Repeat - NOTHING can help in the event of a compromise of the entire 
root key set except doing a complete and total trust reboot.
>
> The above assumptions leave me questioning the benefit of assuming any roll can or should be treated as “planned”.

I believe that your assumptions are flawed or missing supporting data 
that would tend to support those assumptions.

>
>> 5011 is for the normal update and supercession of keys short of a complete trust reboot.
> I guess this is where I get stuck: I don’t see how we will ever (or even should) get to a point where we see superseding the root key as a ‘normal’ thing.  If we assume people are dependent upon DNSSEC, I see mucking about with the root key as equivalent to juggling with an armed H-bomb: it isn’t something you want to normalize.

Stop saying "THE" root key.   As long as we stick with a single root 
key, all of your single key catastrophic predictions will come true.  
Its the major vulnerability to the system as currently implemented.

>   
> Regards,
> -drc
>
> P.S. An honest question: how often do root X.509 CAs roll their root keys?
It's kind of irrelevant, but somewhere between 5 and 20 years.  It's 
irrelevant since there are something like 50+ of them in common use (and 
probably another 50 in slightly sparser use).  The compromise of any one 
of them is unlikely to have the same effect as taking out the single 
DNSSEC KSK trust anchor key.

Later, Mike

ps:

One of the more useful analysis methods I've seen for thinking about 
things like this is Schniers's attack tree.  First come up with what you 
want to do in an attack, next list the possible ways to get there.  For 
each of the ways list what you need to accomplish (either an "or" or an 
"and" branch for each level you recurse - e.g. Either steal the password 
from the guys wallet, use social engineering, or break the passwd 
file).  Then assign cost and probability of success to each branch of 
the tree and its subtrees. Then use the tree to calculate probability 
and cost for accomplishing the overall attack.  For "or" branches, you 
take the best probability or lowest cost - you may end up calculating 
both versions of the tree.  For "and" branches, its the sum of the costs 
of the subtree and the product of the probabilities.

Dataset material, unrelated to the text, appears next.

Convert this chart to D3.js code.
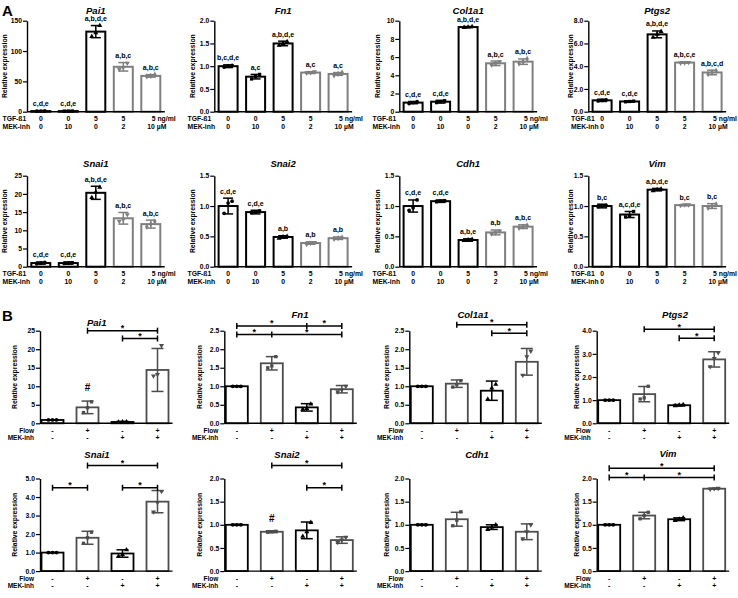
<!DOCTYPE html>
<html><head><meta charset="utf-8">
<script src="https://cdn.jsdelivr.net/npm/d3@7"></script>
<style>
body{margin:0;background:#fff;}
svg text{font-family:"Liberation Sans",Arial,sans-serif;font-weight:bold;fill:#000;}
</style></head><body>
<svg id="c" width="738" height="598"></svg>
<script>
// ---------- Panel A data ----------
const aGenes = ["Pai1","Fn1","Col1a1","Ptgs2","Snai1","Snai2","Cdh1","Vim"];
const aYMax = [150, 2, 10, 8, 25, 1.5, 1.5, 1.5];
const aTicks = [[0,50,100,150],[0,0.5,1,1.5,2],[0,2,4,6,8,10],[0,2,4,6,8],[0,5,10,15,20,25],[0,0.5,1,1.5],[0,0.5,1,1.5],[0,0.5,1,1.5]];
const aTickFmt = ["d",".1f","d",".1f","d",".1f",".1f",".1f"];
const aMeans = [
  [1,1,132,74,59],
  [1.0,0.77,1.5,0.86,0.83],
  [1.0,1.1,9.3,5.32,5.5],
  [1.0,0.9,6.8,4.32,3.45],
  [1.0,1.0,20.3,13.3,11.7],
  [1.0,0.9,0.49,0.39,0.47],
  [1.0,1.08,0.44,0.565,0.66],
  [1.0,0.86,1.27,1.015,1.0]
];
const aErrors = [
  [0.8,0.8,10,7,2],
  [0.03,0.05,0.05,0.02,0.03],
  [0.12,0.15,0.06,0.25,0.3],
  [0.1,0.06,0.3,0.05,0.2],
  [0.3,0.3,1.8,1.6,1.1],
  [0.13,0.03,0.02,0.02,0.02],
  [0.1,0.02,0.02,0.04,0.03],
  [0.03,0.05,0.02,0.01,0.04]
];
const aPoints = [
  [[0.8,1.0,1.2],[0.9,1.0,1.1],[124,130,142],[70,73,80],[58,59,61]],
  [[0.98,1.0,1.02],[0.72,0.78,0.82],[1.46,1.5,1.54],[0.85,0.86,0.88],[0.8,0.83,0.86]],
  [[0.9,1.0,1.1],[1.0,1.1,1.2],[9.25,9.3,9.35],[5.15,5.3,5.5],[5.3,5.5,5.8]],
  [[0.95,1.0,1.05],[0.87,0.9,0.93],[6.55,6.8,7.05],[4.28,4.3,4.33],[3.3,3.45,3.6]],
  [[0.8,1.0,1.2],[0.9,1.0,1.1],[19,20.5,21.8],[12.5,13,14.3],[11,11.7,12.4]],
  [[0.88,1.05,1.08],[0.89,0.9,0.92],[0.47,0.49,0.5],[0.37,0.39,0.4],[0.46,0.47,0.48]],
  [[0.93,0.97,1.1],[1.07,1.08,1.09],[0.43,0.44,0.45],[0.54,0.56,0.59],[0.64,0.66,0.68]],
  [[0.99,1.0,1.01],[0.82,0.84,0.91],[1.25,1.27,1.28],[1.01,1.02,1.02],[0.97,1.0,1.03]]
];
const aLetters = [
  ["c,d,e","c,d,e","a,b,d,e","a,b,c","a,b,c"],
  ["b,c,d,e","a,c","a,b,d,e","a,c","a,c"],
  ["c,d,e","c,d,e","a,b,d,e","a,b,c","a,b,c"],
  ["c,d,e","c,d,e","a,b,d,e","a,b,c,e","a,b,c,d"],
  ["c,d,e","c,d,e","a,b,d,e","a,b,c","a,b,c"],
  ["c,d,e","c,d,e","a,b","a,b","a,b"],
  ["c,d,e","c,d,e","a,b,e","a,b","a,b,c"],
  ["b,c","a,c,d,e","a,b,d,e","b,c","b,c"]
];
const tgfDoses = ["0","0","5","5","5"];
const mekDoses = ["0","10","0","2","10"];
const aColors = ["#000","#000","#000","#7f7f7f","#7f7f7f"];

// ---------- Panel B data ----------
const bGenes = ["Pai1","Fn1","Col1a1","Ptgs2","Snai1","Snai2","Cdh1","Vim"];
const bYMax = [25, 2.5, 2.5, 4, 5, 2, 2, 2];
const bTicks = [[0,5,10,15,20,25],[0,0.5,1,1.5,2,2.5],[0,0.5,1,1.5,2,2.5],[0,1,2,3,4],[0,1,2,3,4,5],[0,0.5,1,1.5,2],[0,0.5,1,1.5,2],[0,0.5,1,1.5,2]];
const bTickFmt = ["d",".1f",".1f",".1f",".1f",".1f",".1f",".1f"];
const bMeans = [
  [0.9,4.3,0.36,14.4],
  [1.0,1.62,0.43,0.92],
  [1.0,1.07,0.88,1.66],
  [1.0,1.26,0.78,2.76],
  [1.0,1.8,0.95,3.75],
  [1.0,0.85,0.88,0.67],
  [1.0,1.12,0.95,0.85],
  [1.0,1.2,1.12,1.78]
];
const bErrors = [
  [0.05,1.7,0.15,5.8],
  [0.01,0.18,0.1,0.1],
  [0.01,0.1,0.26,0.36],
  [0.01,0.33,0.03,0.33],
  [0.01,0.35,0.2,0.6],
  [0.01,0.02,0.18,0.07],
  [0.01,0.15,0.05,0.17],
  [0.01,0.07,0.03,0.01]
];
const bPoints = [
  [[0.9,0.9,0.9],[2.9,4.2,5.8],[0.3,0.35,0.4],[12.8,13.2,21]],
  [[1,1,1],[1.5,1.55,1.8],[0.38,0.4,0.52],[0.85,0.9,1.0]],
  [[1,1,1],[0.98,1.05,1.15],[0.65,0.95,1.05],[1.3,1.8,1.95]],
  [[1,1,1],[1.05,1.1,1.6],[0.76,0.78,0.8],[2.45,2.8,3.05]],
  [[1,1,1],[1.5,1.8,2.1],[0.8,0.9,1.15],[3.2,3.7,4.3]],
  [[1,1,1],[0.84,0.85,0.86],[0.75,0.85,1.05],[0.62,0.67,0.73]],
  [[1,1,1],[0.98,1.1,1.28],[0.9,0.95,1.0],[0.7,0.85,1.0]],
  [[1,1,1],[1.13,1.2,1.27],[1.09,1.12,1.15],[1.77,1.78,1.79]]
];
// significance brackets: y value, bar indices on the line; stars between consecutive indices
const bBrackets = [
  [{y:25.0,pts:[1,3]},{y:22.9,pts:[2,3]}],
  [{y:2.63,pts:[0,2,3]},{y:2.4,pts:[0,1,3]}],
  [{y:2.66,pts:[1,3]},{y:2.43,pts:[2,3]}],
  [{y:4.06,pts:[1,3]},{y:3.67,pts:[2,3]}],
  [{y:5.7,pts:[1,3]},{y:4.5,pts:[0,1]},{y:4.5,pts:[2,3]}],
  [{y:2.28,pts:[1,3]},{y:1.8,pts:[2,3]}],
  [],
  [{y:2.22,pts:[0,3]},{y:2.02,pts:[0,1,3]}]
];
const bHash = [[1,8.8],null,null,null,null,[1,1.05],null,null];
const flowSigns = ["-","+","-","+"];
const mekSigns = ["-","-","+","+"];
const bColors = ["#000","#4d4d4d","#000","#4d4d4d"];

// ---------- layout ----------
const svg = d3.select("#c");
const aAxisX = [27, 214.3, 399.3, 588.3];
const aLabelX = [5, 192.3, 378, 570.5];
const aRowTop = [20.7, 175.7];
const aTitleY = [13.5, 166.5];
const aH = 91;
const bAxisX = [40, 224.3, 409.3, 596.7];
const bLabelX = [15, 200, 386.7, 576.7];
const bRowTop = [330.7, 478.5];
const bTitleX = [96.7, 300, 473, 675, 97, 287, 477, 668];
const bTitleY = [326, 318, 318, 318, 458, 458, 458, 457];
const bH = 92.6;
const FS = 6.8;

const symbols = [d3.symbolCircle, d3.symbolSquare, d3.symbolTriangle, d3.symbolTriangle, d3.symbolDiamond];

svg.append("text").attr("x",2).attr("y",16).attr("font-size",15).text("A");
svg.append("text").attr("x",2).attr("y",321).attr("font-size",15).text("B");

function yAxis(g, y, ticks, fmt){
  g.call(d3.axisLeft(y).tickValues(ticks).tickFormat(d3.format(fmt)).tickSize(4).tickSizeOuter(0).tickPadding(1));
  g.select(".domain").attr("stroke","#000").attr("stroke-width",1.4);
  g.selectAll(".tick line").attr("stroke","#000").attr("stroke-width",1.2);
  g.selectAll(".tick text").attr("font-size",FS).attr("font-family","Liberation Sans, Arial").attr("font-weight","bold").attr("fill","#000");
}

// Panel A
aGenes.forEach((gene, k) => {
  const col = k % 4, row = Math.floor(k / 4);
  const ax = aAxisX[col], top = aRowTop[row], bot = top + aH;
  const x = d3.scalePoint().domain(d3.range(5)).range([ax + 13.8, ax + 13.8 + 4*27.5]);
  const y = d3.scaleLinear().domain([0, aYMax[k]]).range([bot, top]);
  const g = svg.append("g");
  const bw = 19;
  aMeans[k].forEach((m, i) => {
    const cx = x(i), c = aColors[i];
    g.append("rect").attr("x", cx - bw/2).attr("y", y(m)).attr("width", bw).attr("height", bot - y(m))
      .attr("fill","#fff").attr("stroke", c).attr("stroke-width", 2);
    const e = aErrors[k][i];
    g.append("line").attr("x1",cx).attr("x2",cx).attr("y1",y(m-e)).attr("y2",y(m+e)).attr("stroke",c).attr("stroke-width",1.5);
    [m-e, m+e].forEach(v => g.append("line").attr("x1",cx-5).attr("x2",cx+5).attr("y1",y(v)).attr("y2",y(v)).attr("stroke",c).attr("stroke-width",1.5));
    aPoints[k][i].forEach((p, j) => {
      g.append("path").attr("d", d3.symbol().type(symbols[i]).size(11)())
        .attr("transform", `translate(${cx - 4 + j*4},${y(p)})${i>=3?" rotate(180)":""}`).attr("fill", c);
    });
    const topV = Math.max(m + e, d3.max(aPoints[k][i]));
    g.append("text").attr("x", cx).attr("y", y(topV) - 4.5).attr("text-anchor","middle").attr("font-size",7).text(aLetters[k][i]);
    // dose labels
    if (i < 4) {
      g.append("text").attr("x",cx).attr("y",bot+9.3).attr("text-anchor","middle").attr("font-size",FS).text(tgfDoses[i]);
      g.append("text").attr("x",cx).attr("y",bot+17.3).attr("text-anchor","middle").attr("font-size",FS).text(mekDoses[i]);
    } else {
      g.append("text").attr("x",cx+1).attr("y",bot+9.3).attr("font-size",FS).text(tgfDoses[i] + " ng/ml");
      g.append("text").attr("x",cx-3.5).attr("y",bot+17.3).attr("font-size",FS).text(mekDoses[i] + " \u00b5M");
    }
  });
  // axes
  g.append("line").attr("x1",ax).attr("x2",ax + 13.8 + 4*27.5 + 14).attr("y1",bot).attr("y2",bot).attr("stroke","#000").attr("stroke-width",1.4);
  yAxis(g.append("g").attr("transform",`translate(${ax},0)`), y, aTicks[k], aTickFmt[k]);
  g.append("text").attr("transform",`translate(${aLabelX[col]},${(top+bot)/2}) rotate(-90)`).attr("text-anchor","middle").attr("dy","0.35em").attr("font-size",FS).text("Relative expression");
  g.append("text").attr("x", ax + 13.8 + 2*27.5).attr("y", aTitleY[row]).attr("text-anchor","middle").attr("font-size",9.5).attr("font-style","italic").text(gene);
  const lx = col === 3 ? 571 : col*185 + 2.5;
  g.append("text").attr("x",lx).attr("y",bot+9.3).attr("font-size",FS).text("TGF-\u00df1");
  g.append("text").attr("x",lx).attr("y",bot+17.3).attr("font-size",FS).text("MEK-inh");
});

// Panel B
bGenes.forEach((gene, k) => {
  const col = k % 4, row = Math.floor(k / 4);
  const ax = bAxisX[col], top = bRowTop[row], bot = top + bH;
  const x = d3.scalePoint().domain(d3.range(4)).range([ax + 12.5, ax + 12.5 + 3*35]);
  const y = d3.scaleLinear().domain([0, bYMax[k]]).range([bot, top]);
  const g = svg.append("g");
  const bw = 22;
  bMeans[k].forEach((m, i) => {
    const cx = x(i), c = bColors[i];
    g.append("rect").attr("x", cx - bw/2).attr("y", y(m)).attr("width", bw).attr("height", bot - y(m))
      .attr("fill","#fff").attr("stroke", c).attr("stroke-width", 1.8);
    const e = bErrors[k][i];
    g.append("line").attr("x1",cx).attr("x2",cx).attr("y1",y(m-e)).attr("y2",y(m+e)).attr("stroke",c).attr("stroke-width",1.5);
    [m-e, m+e].forEach(v => g.append("line").attr("x1",cx-6).attr("x2",cx+6).attr("y1",y(v)).attr("y2",y(v)).attr("stroke",c).attr("stroke-width",1.5));
    bPoints[k][i].forEach((p, j) => {
      g.append("path").attr("d", d3.symbol().type(symbols[i]).size(11)())
        .attr("transform", `translate(${cx - 4 + j*4},${y(p)})${i===3?" rotate(180)":""}`).attr("fill", c);
    });
    g.append("text").attr("x",cx).attr("y",bot+9.5).attr("text-anchor","middle").attr("font-size",7).text(flowSigns[i]);
    g.append("text").attr("x",cx).attr("y",bot+17).attr("text-anchor","middle").attr("font-size",7).text(mekSigns[i]);
  });
  g.append("line").attr("x1",ax).attr("x2",ax + 12.5 + 3*35 + 15).attr("y1",bot).attr("y2",bot).attr("stroke","#000").attr("stroke-width",1.4);
  yAxis(g.append("g").attr("transform",`translate(${ax},0)`), y, bTicks[k], bTickFmt[k]);
  g.append("text").attr("transform",`translate(${bLabelX[col]},${(top+bot)/2}) rotate(-90)`).attr("text-anchor","middle").attr("dy","0.35em").attr("font-size",FS).text("Relative expression");
  g.append("text").attr("x", bTitleX[k]).attr("y", bTitleY[k]).attr("text-anchor","middle").attr("font-size",9.5).attr("font-style","italic").text(gene);
  g.append("text").attr("x",ax-6).attr("y",bot+9.5).attr("text-anchor","end").attr("font-size",6.5).text("Flow");
  g.append("text").attr("x",ax-6).attr("y",bot+17).attr("text-anchor","end").attr("font-size",6.5).text("MEK-inh");
  bBrackets[k].forEach(br => {
    const yy = y(br.y);
    const xs = br.pts.map(i => x(i));
    g.append("line").attr("x1",xs[0]).attr("x2",xs[xs.length-1]).attr("y1",yy).attr("y2",yy).attr("stroke","#000").attr("stroke-width",1.5);
    xs.forEach(xx => g.append("line").attr("x1",xx).attr("x2",xx).attr("y1",yy-3).attr("y2",yy+3).attr("stroke","#000").attr("stroke-width",1.5));
    for (let j = 0; j < xs.length - 1; j++) {
      g.append("text").attr("x",(xs[j]+xs[j+1])/2).attr("y",yy+0.5).attr("text-anchor","middle").attr("font-size",9).text("*");
    }
  });
  if (bHash[k]) {
    g.append("text").attr("x", x(bHash[k][0])).attr("y", y(bHash[k][1])).attr("text-anchor","middle").attr("font-size",10).text("#");
  }
});
</script>
</body></html>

The "attack" I listed at the beginning (revoke the root trust anchor 
set) has several branches - only one of which is sneak in the revocation 
bit as part of the normal signing.  Other approaches are brute force, 
key extraction, compromise of the key backups, etc.

Of course, this doesn't necessarily help if someone comes up with an 
unanticipated attack.  All you can do then is hope your defense in depth 
has mitigated at least some branches of that attack's attack tree.